31/03/2023 - 9:30
Nos anos 1980, o alemão Andreas Heinecke foi incumbido pela empresa em que trabalhava de treinar um estagiário que havia perdido a visão em um acidente. Inicialmente, sentiu pena. Mas logo viu que estava errado. Fascinado com as habilidades do rapaz, quem aprendeu algo foi ele: uma lição de vida. Naquela mesma década, criou o Diálogos no Escuro, uma exposição com a missão de promover o intercâmbio entre pessoas com e sem deficiência. Assim nasceu a exibição que está na Unibes Cultural, em São Paulo, até o fim do ano. A proposta é colocar o visitante no universo de alguém com perda total de visão. Por isso, tudo acontece completamente no escuro para o público sentir na pele o que é viver como uma pessoa cega.
E como se vê uma exposição às escuras? Esse é o ponto: é preciso vivenciar. Em Diálogos, o visitante recebe uma bengala e é levado para o breu. Conduzido por um guia, caminha em espaços que simulam lugares do cotidiano, como parques, ruas e bares. Os ambientes aguçam as sensações de cheiro, temperatura, som e textura. São 50 minutos de uma experiência única, pois não se enxerga absolutamente nada. É necessário exercer a confiança no outro — o trajeto é feito em grupos de oito — e, ao fim, fica o potente aprendizado de empatia, diversidade, inclusão, conexão e integração.
A jornalista Lilian Bek, de 52 anos, visitou a instalação sem saber o que a esperava. “Achei que seria só um passeio. Não imaginei algo tão multissensorial. No começo, a sensação é desesperadora por estar lá dentro como se estivesse vendada. É um ambiente desconhecido, não se sabe onde pisar ou no que vamos esbarrar”, narra. Ser tirada da zona de conforto deu à comunicadora uma visitação catalisadora. “É impactante, é a completa escuridão. Quem está exposto é você: são situações e vivências de quem não enxerga. Faz pensar, pois fazemos tudo no automático: subir uma escada, cozinhar ou pegar uma condução. Então, se pensa: ‘Como uma pessoa com deficiência faz?’”.
A comoção de Lilian é a prova de como a exposição transforma. Desde sua concepção, passou por 47 países, e recebeu mais de 10 milhões de pessoas. No Brasil, esteve em 2015, 2016 e 2022, somando mais de 200 mil visitantes. Os números alegram os organizadores, cuja missão é quebrar barreiras. “Pretendemos diminuir os preconceitos existentes na sociedade e promover a coexistência”, diz Andrea Calina, sócia-diretora da Calina Projetos, responsável pela exibição.
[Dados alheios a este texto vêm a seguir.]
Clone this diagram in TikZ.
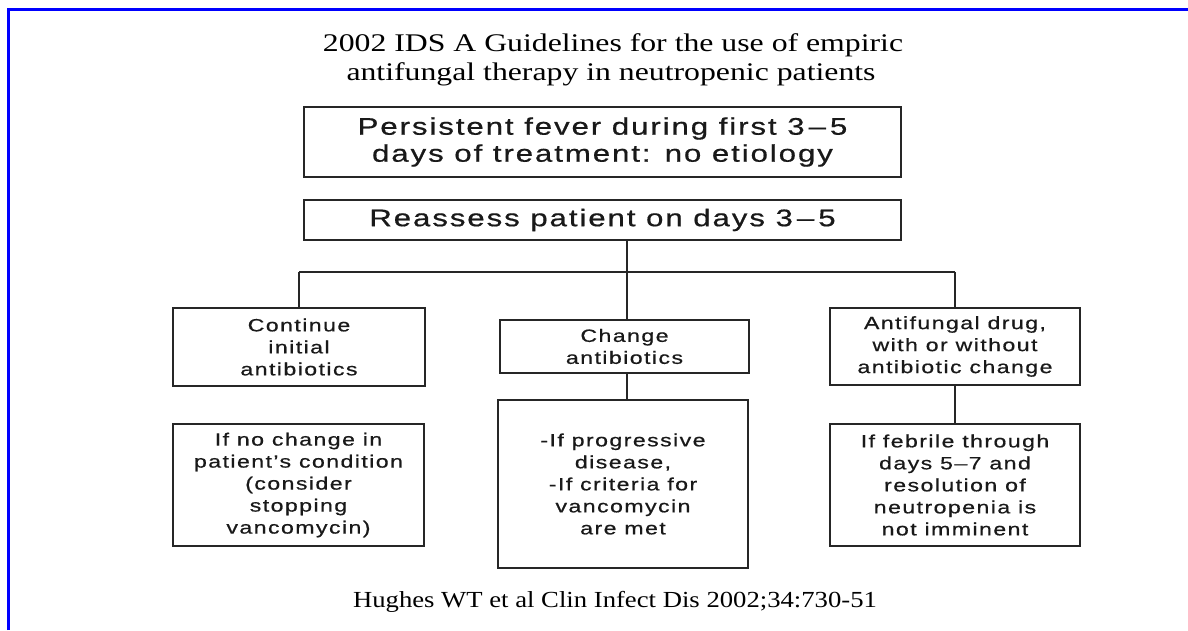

Para propagar a visibilidade, a Unibes trabalha para atrair a pluralidade. “É maravilhoso encabeçar um projeto dessa natureza. A grande mensagem que fica é de uma proposta civilizatória, que nos torna melhores como indivíduos”, completa Bruno Assami, diretor-executivo do centro cultural.

Há mais de 253 milhões de pessoas com deficiências visuais no mundo. No Brasil, são seis milhões, dos quais 600 mil são cegos. Em operação há 30 anos, a Diálogos no Escuro empregou mais de oito mil pessoas com deficiências visuais. São eles os guias que conduzem a vivência. O radialista André Ferreira, 46, é um deles — com a bagagem de ter trabalhado na montagem de 2015. O profissional perdeu a visão aos 27 anos por causa de um tumor no cérebro e as incertezas o preocuparam. “Não sabia o que poderia ou conseguiria fazer. O ‘e agora?’ assombra por muito tempo”, relembra. Foi na Fundação Dorina Nowill para Cegos que aprendeu o braille, mobilidade com a bengala e reabilitações que lhe deram autonomia. “Hoje eu me lembro da deficiência apenas quando falo dela. Não acordo pensando nisso. Simplesmente me levanto e vou trabalhar. É normal e automático”. Como guia, ele repercute o conceito de que sua condição não é um impedimento e mudar a mentalidade do outro o satisfaz. “Eu me emociono ao ouvir alguém dizer: ‘Passei tantas vezes por pessoas com deficiência e não reparei nelas. Agora sei como agir, abordar e lidar’. Aqui nós transformamos pensamentos, mudamos atitudes.” Aos interessados na imersão: Diálogos No Escuro terá temporada no Rio de Janeiro. A partir de 13 de abril, no Museu Histórico Nacional.